- What the task asks: Output all entries verbatim. Skip pictures.

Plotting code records
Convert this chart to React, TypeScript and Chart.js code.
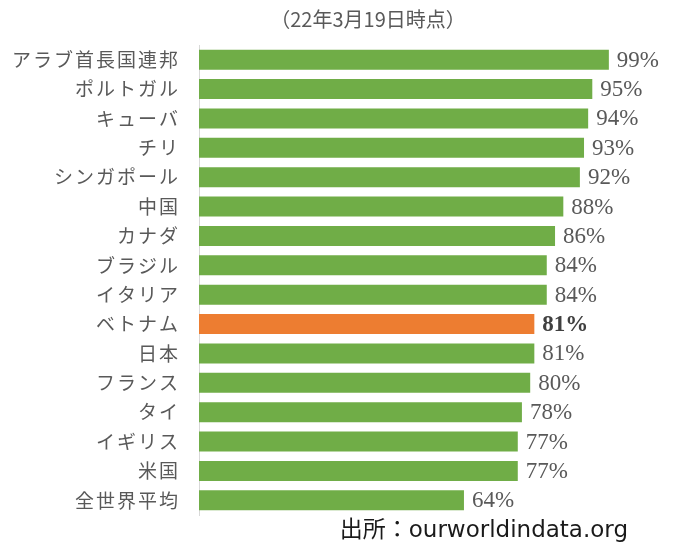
import React, { useEffect, useRef } from "react";
import { Chart, registerables } from "chart.js";

Chart.register(...registerables);

const categories = [
  "アラブ首長国連邦", "ポルトガル", "キューバ", "チリ", "シンガポール", "中国", "カナダ", "ブラジル",
  "イタリア", "ベトナム", "日本", "フランス", "タイ", "イギリス", "米国", "全世界平均",
];
const values = [99, 95, 94, 93, 92, 88, 86, 84, 84, 81, 81, 80, 78, 77, 77, 64];
const highlight = "ベトナム";
const titleText = "（22年3月19日時点）";
const sourceText = "出所：ourworldindata.org";

const GREEN = "#70AD47";
const ORANGE = "#ED7D31";

const labelPlugin = {
  id: "labels",
  beforeDraw(chart: any) {
    (chart.ctx as any).letterSpacing = "2px";
  },
  afterDatasetsDraw(chart: any) {
    const ctx = chart.ctx;
    (ctx as any).letterSpacing = "0px";
    const meta = chart.getDatasetMeta(0);
    ctx.save();
    ctx.textBaseline = "middle";
    ctx.textAlign = "left";
    meta.data.forEach((bar: any, i: number) => {
      const hl = categories[i] === highlight;
      ctx.font = (hl ? "bold " : "") + "23px 'Liberation Serif', serif";
      ctx.fillStyle = hl ? "#404040" : "#595959";
      ctx.fillText(values[i] + "%", bar.x + 8, bar.y + 1);
    });
    ctx.restore();
  },
  afterDraw(chart: any) {
    const ctx = chart.ctx;
    ctx.save();
    (ctx as any).letterSpacing = "0px";
    ctx.textBaseline = "middle";
    ctx.textAlign = "center";
    ctx.fillStyle = "#595959";
    ctx.font = "20px 'Noto Sans CJK JP', sans-serif";
    ctx.fillText(titleText, 368, 19);
    ctx.textAlign = "right";
    ctx.fillStyle = "#1a1a1a";
    ctx.font = "23px 'DejaVu Sans', 'Noto Sans CJK JP', sans-serif";
    ctx.fillText(sourceText, 628, 531);
    ctx.restore();
  },
};

export default function App() {
  const ref = useRef<HTMLCanvasElement>(null);
  useEffect(() => {
    document.body.style.margin = "0";
    const chart = new Chart(ref.current!, {
      type: "bar",
      data: {
        labels: categories,
        datasets: [
          {
            data: values,
            backgroundColor: categories.map((c) => (c === highlight ? ORANGE : GREEN)),
            barPercentage: 0.68,
            categoryPercentage: 1,
          },
        ],
      },
      options: {
        indexAxis: "y",
        animation: false,
        responsive: false,
        maintainAspectRatio: false,
        layout: { padding: { top: 45, bottom: 31, right: 65, left: 0 } },
        plugins: { legend: { display: false }, tooltip: { enabled: false }, title: { display: false } },
        scales: {
          x: { display: false, min: 0, max: 100 },
          y: {
            grid: { display: false, drawTicks: false },
            border: { display: true, color: "#d9d9d9", width: 1 },
            ticks: {
              color: "#595959",
              padding: 19,
              font: { size: 19, family: "'Noto Sans CJK JP', sans-serif" },
            },
            afterFit(scale: any) {
              scale.width = 199;
            },
          },
        },
      },
      plugins: [labelPlugin],
    });
    return () => chart.destroy();
  }, []);
  return (
    <div style={{ width: 678, height: 546 }}>
      <canvas ref={ref} width={678} height={546} />
    </div>
  );
}
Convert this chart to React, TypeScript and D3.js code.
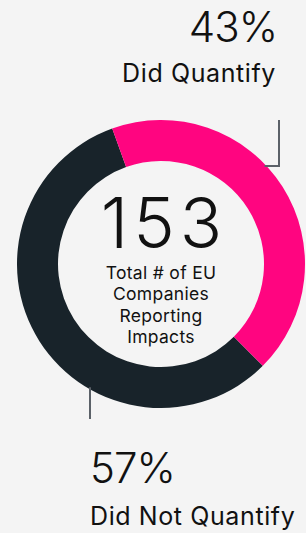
import React from 'react';
import * as d3 from 'd3';

// data
const categories = ['Did Not Quantify', 'Did Quantify'];
const values = [57, 43];
const colors = ['#18232a', '#ff0580'];
const totalValue = 153;
const totalLabel = ['Total # of EU', 'Companies', 'Reporting', 'Impacts'];

const W = 306;
const H = 533;
const cx = 161;
const cy = 264;
const outerR = 144;
const innerR = 103;
const font = 'Inter, "DejaVu Sans", sans-serif';

const App = () => {
  const pie = d3.pie<number>()
    .sort(null)
    .startAngle(Math.PI * 0.75)
    .endAngle(Math.PI * 0.75 + Math.PI * 2);
  const arcs = pie(values);
  const arc = d3.arc<d3.PieArcDatum<number>>()
    .innerRadius(innerR)
    .outerRadius(outerR);

  const total = d3.sum(values);
  const pct = values.map(v => d3.format('.0%')(v / total));

  // connector anchors
  const rightX = 279;
  const leftX = 90;
  const yTop = cy - outerR;
  const elbowY = 166;
  const elbowX = cx + Math.sqrt(outerR * outerR - (cy - elbowY) ** 2) - 2;
  const yBotStart = cy + Math.sqrt(outerR * outerR - (leftX - cx) ** 2);

  return (
    <div style={{ position: 'fixed', left: 0, top: 0, width: W, height: H, background: '#f4f4f4' }}>
      <svg width={W} height={H} style={{ display: 'block' }}>
        <g transform={`translate(${cx},${cy})`}>
          {arcs.map((a, i) => (
            <path key={categories[i]} d={arc(a) || ''} fill={colors[i]} />
          ))}
        </g>

        {/* connectors */}
        <path
          d={`M${rightX},${yTop}V${elbowY}H${elbowX}`}
          fill="none" stroke="#5b6168" strokeWidth={2}
        />
        <path
          d={`M${leftX},${yBotStart - 2}V${419}`}
          fill="none" stroke="#5b6168" strokeWidth={2}
        />

        {/* center */}
        <text x={cx + 3} y={248} textAnchor="middle" fontFamily={font} fontWeight={300} fontSize={70} letterSpacing={5} fill="#111">
          {totalValue}
        </text>
        {totalLabel.map((t, i) => (
          <text key={t} x={cx} y={279 + i * 21.4} textAnchor="middle" fontFamily={font} fontSize={17.5} letterSpacing={0.3} fill="#111">
            {t}
          </text>
        ))}

        {/* top label */}
        <text x={277} y={42} textAnchor="end" fontFamily={font} fontWeight={300} fontSize={42} letterSpacing={-1} fill="#111">
          {pct[1]}
        </text>
        <text x={276} y={82} textAnchor="end" fontFamily={font} fontSize={25} letterSpacing={0.6} fill="#111">
          {categories[1]}
        </text>

        {/* bottom label */}
        <text x={90} y={483} textAnchor="start" fontFamily={font} fontWeight={300} fontSize={42} letterSpacing={-1} fill="#111">
          {pct[0]}
        </text>
        <text x={90} y={525} textAnchor="start" fontFamily={font} fontSize={25} letterSpacing={0.6} fill="#111">
          {categories[0]}
        </text>
      </svg>
    </div>
  );
};

export default App;
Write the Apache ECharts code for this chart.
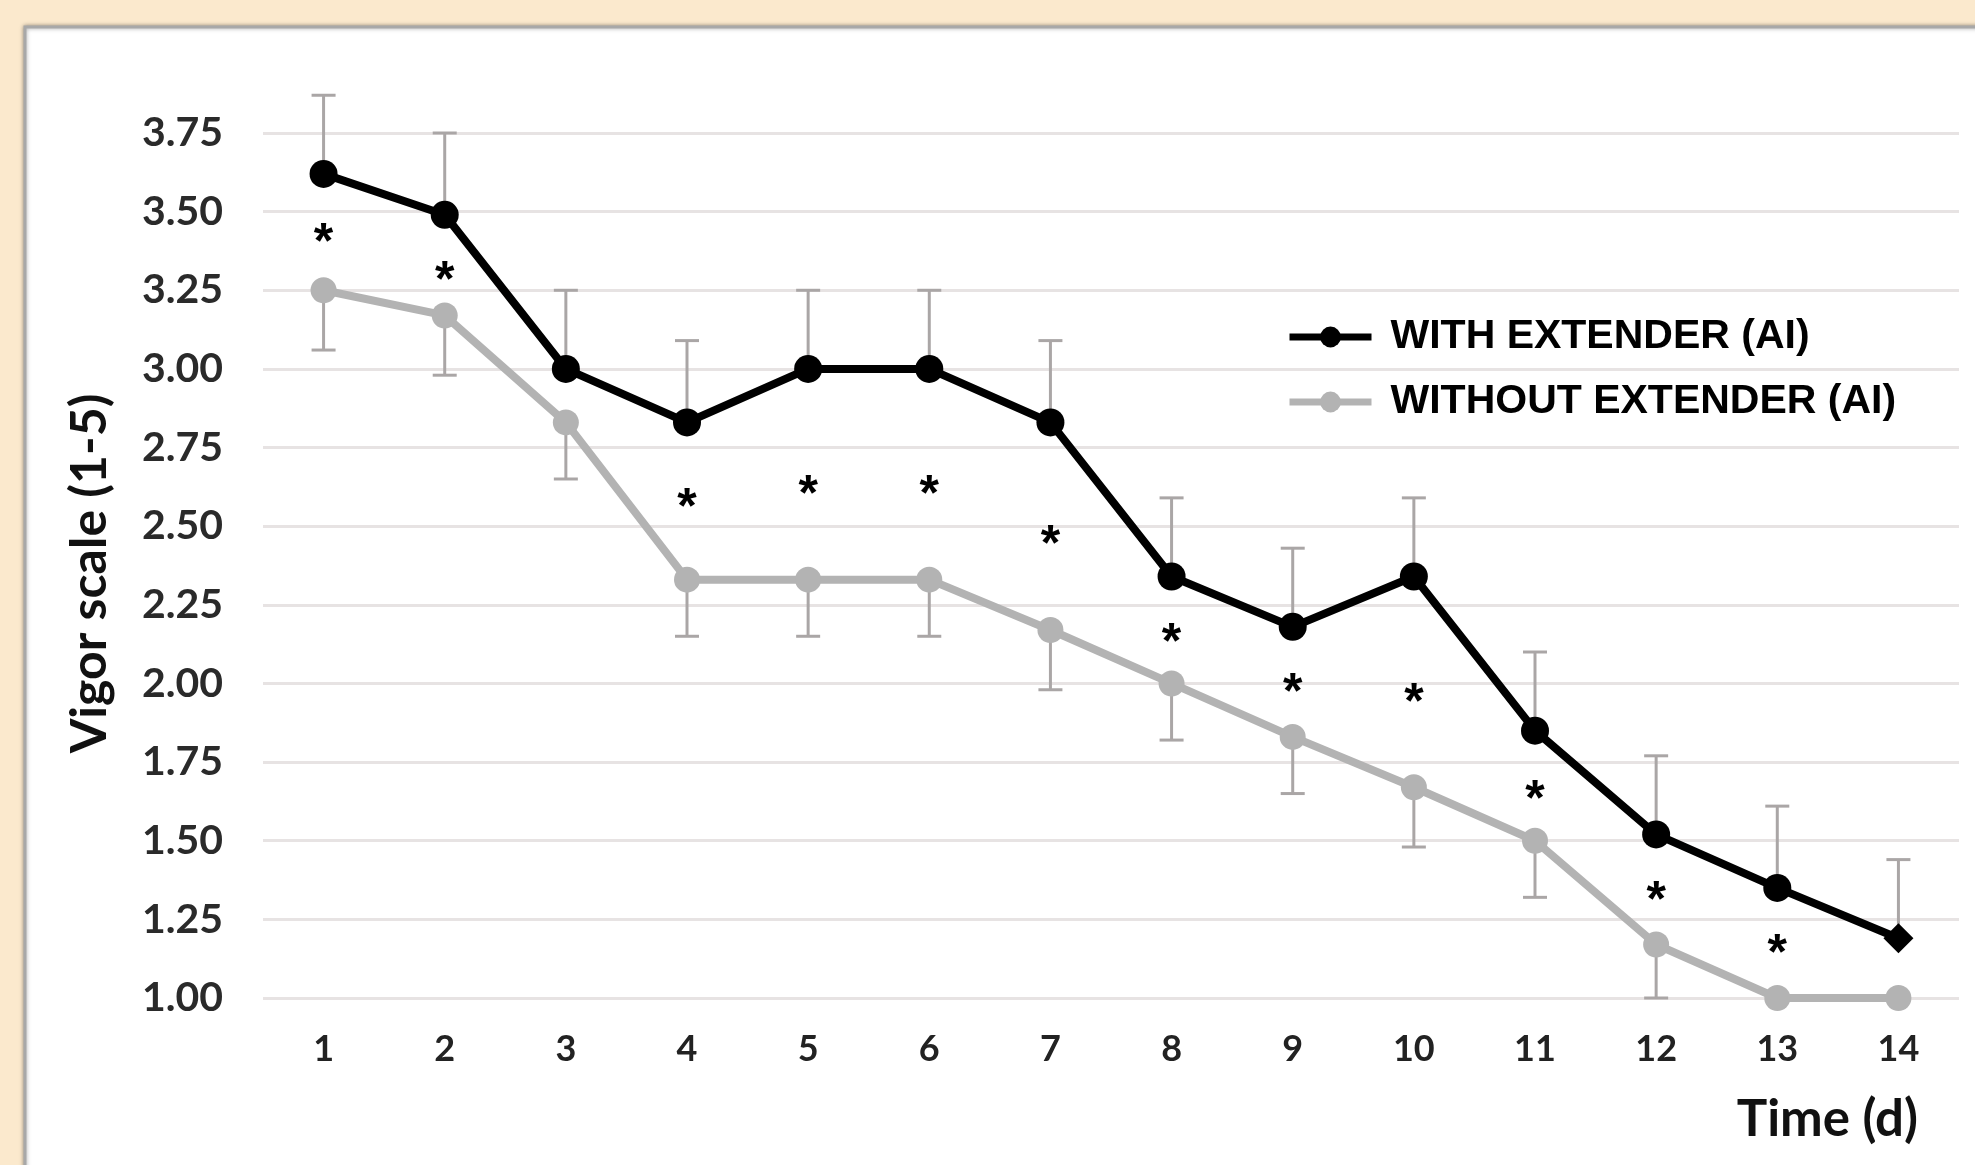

- Response to this exercise:
Convert this chart to React, TypeScript and Chart.js code.
import React, { useEffect, useRef } from "react";
import { Chart, registerables } from "chart.js";

Chart.register(...registerables);

const categories = [
  "アラブ首長国連邦", "ポルトガル", "キューバ", "チリ", "シンガポール", "中国", "カナダ", "ブラジル",
  "イタリア", "ベトナム", "日本", "フランス", "タイ", "イギリス", "米国", "全世界平均",
];
const values = [99, 95, 94, 93, 92, 88, 86, 84, 84, 81, 81, 80, 78, 77, 77, 64];
const highlight = "ベトナム";
const titleText = "（22年3月19日時点）";
const sourceText = "出所：ourworldindata.org";

const GREEN = "#70AD47";
const ORANGE = "#ED7D31";

const labelPlugin = {
  id: "labels",
  beforeDraw(chart: any) {
    (chart.ctx as any).letterSpacing = "2px";
  },
  afterDatasetsDraw(chart: any) {
    const ctx = chart.ctx;
    (ctx as any).letterSpacing = "0px";
    const meta = chart.getDatasetMeta(0);
    ctx.save();
    ctx.textBaseline = "middle";
    ctx.textAlign = "left";
    meta.data.forEach((bar: any, i: number) => {
      const hl = categories[i] === highlight;
      ctx.font = (hl ? "bold " : "") + "23px 'Liberation Serif', serif";
      ctx.fillStyle = hl ? "#404040" : "#595959";
      ctx.fillText(values[i] + "%", bar.x + 8, bar.y + 1);
    });
    ctx.restore();
  },
  afterDraw(chart: any) {
    const ctx = chart.ctx;
    ctx.save();
    (ctx as any).letterSpacing = "0px";
    ctx.textBaseline = "middle";
    ctx.textAlign = "center";
    ctx.fillStyle = "#595959";
    ctx.font = "20px 'Noto Sans CJK JP', sans-serif";
    ctx.fillText(titleText, 368, 19);
    ctx.textAlign = "right";
    ctx.fillStyle = "#1a1a1a";
    ctx.font = "23px 'DejaVu Sans', 'Noto Sans CJK JP', sans-serif";
    ctx.fillText(sourceText, 628, 531);
    ctx.restore();
  },
};

export default function App() {
  const ref = useRef<HTMLCanvasElement>(null);
  useEffect(() => {
    document.body.style.margin = "0";
    const chart = new Chart(ref.current!, {
      type: "bar",
      data: {
        labels: categories,
        datasets: [
          {
            data: values,
            backgroundColor: categories.map((c) => (c === highlight ? ORANGE : GREEN)),
            barPercentage: 0.68,
            categoryPercentage: 1,
          },
        ],
      },
      options: {
        indexAxis: "y",
        animation: false,
        responsive: false,
        maintainAspectRatio: false,
        layout: { padding: { top: 45, bottom: 31, right: 65, left: 0 } },
        plugins: { legend: { display: false }, tooltip: { enabled: false }, title: { display: false } },
        scales: {
          x: { display: false, min: 0, max: 100 },
          y: {
            grid: { display: false, drawTicks: false },
            border: { display: true, color: "#d9d9d9", width: 1 },
            ticks: {
              color: "#595959",
              padding: 19,
              font: { size: 19, family: "'Noto Sans CJK JP', sans-serif" },
            },
            afterFit(scale: any) {
              scale.width = 199;
            },
          },
        },
      },
      plugins: [labelPlugin],
    });
    return () => chart.destroy();
  }, []);
  return (
    <div style={{ width: 678, height: 546 }}>
      <canvas ref={ref} width={678} height={546} />
    </div>
  );
}
Convert this chart to React, TypeScript and D3.js code.
import React from 'react';
import * as d3 from 'd3';

// data
const categories = ['Did Not Quantify', 'Did Quantify'];
const values = [57, 43];
const colors = ['#18232a', '#ff0580'];
const totalValue = 153;
const totalLabel = ['Total # of EU', 'Companies', 'Reporting', 'Impacts'];

const W = 306;
const H = 533;
const cx = 161;
const cy = 264;
const outerR = 144;
const innerR = 103;
const font = 'Inter, "DejaVu Sans", sans-serif';

const App = () => {
  const pie = d3.pie<number>()
    .sort(null)
    .startAngle(Math.PI * 0.75)
    .endAngle(Math.PI * 0.75 + Math.PI * 2);
  const arcs = pie(values);
  const arc = d3.arc<d3.PieArcDatum<number>>()
    .innerRadius(innerR)
    .outerRadius(outerR);

  const total = d3.sum(values);
  const pct = values.map(v => d3.format('.0%')(v / total));

  // connector anchors
  const rightX = 279;
  const leftX = 90;
  const yTop = cy - outerR;
  const elbowY = 166;
  const elbowX = cx + Math.sqrt(outerR * outerR - (cy - elbowY) ** 2) - 2;
  const yBotStart = cy + Math.sqrt(outerR * outerR - (leftX - cx) ** 2);

  return (
    <div style={{ position: 'fixed', left: 0, top: 0, width: W, height: H, background: '#f4f4f4' }}>
      <svg width={W} height={H} style={{ display: 'block' }}>
        <g transform={`translate(${cx},${cy})`}>
          {arcs.map((a, i) => (
            <path key={categories[i]} d={arc(a) || ''} fill={colors[i]} />
          ))}
        </g>

        {/* connectors */}
        <path
          d={`M${rightX},${yTop}V${elbowY}H${elbowX}`}
          fill="none" stroke="#5b6168" strokeWidth={2}
        />
        <path
          d={`M${leftX},${yBotStart - 2}V${419}`}
          fill="none" stroke="#5b6168" strokeWidth={2}
        />

        {/* center */}
        <text x={cx + 3} y={248} textAnchor="middle" fontFamily={font} fontWeight={300} fontSize={70} letterSpacing={5} fill="#111">
          {totalValue}
        </text>
        {totalLabel.map((t, i) => (
          <text key={t} x={cx} y={279 + i * 21.4} textAnchor="middle" fontFamily={font} fontSize={17.5} letterSpacing={0.3} fill="#111">
            {t}
          </text>
        ))}

        {/* top label */}
        <text x={277} y={42} textAnchor="end" fontFamily={font} fontWeight={300} fontSize={42} letterSpacing={-1} fill="#111">
          {pct[1]}
        </text>
        <text x={276} y={82} textAnchor="end" fontFamily={font} fontSize={25} letterSpacing={0.6} fill="#111">
          {categories[1]}
        </text>

        {/* bottom label */}
        <text x={90} y={483} textAnchor="start" fontFamily={font} fontWeight={300} fontSize={42} letterSpacing={-1} fill="#111">
          {pct[0]}
        </text>
        <text x={90} y={525} textAnchor="start" fontFamily={font} fontSize={25} letterSpacing={0.6} fill="#111">
          {categories[0]}
        </text>
      </svg>
    </div>
  );
};

export default App;
Write the Apache ECharts code for this chart.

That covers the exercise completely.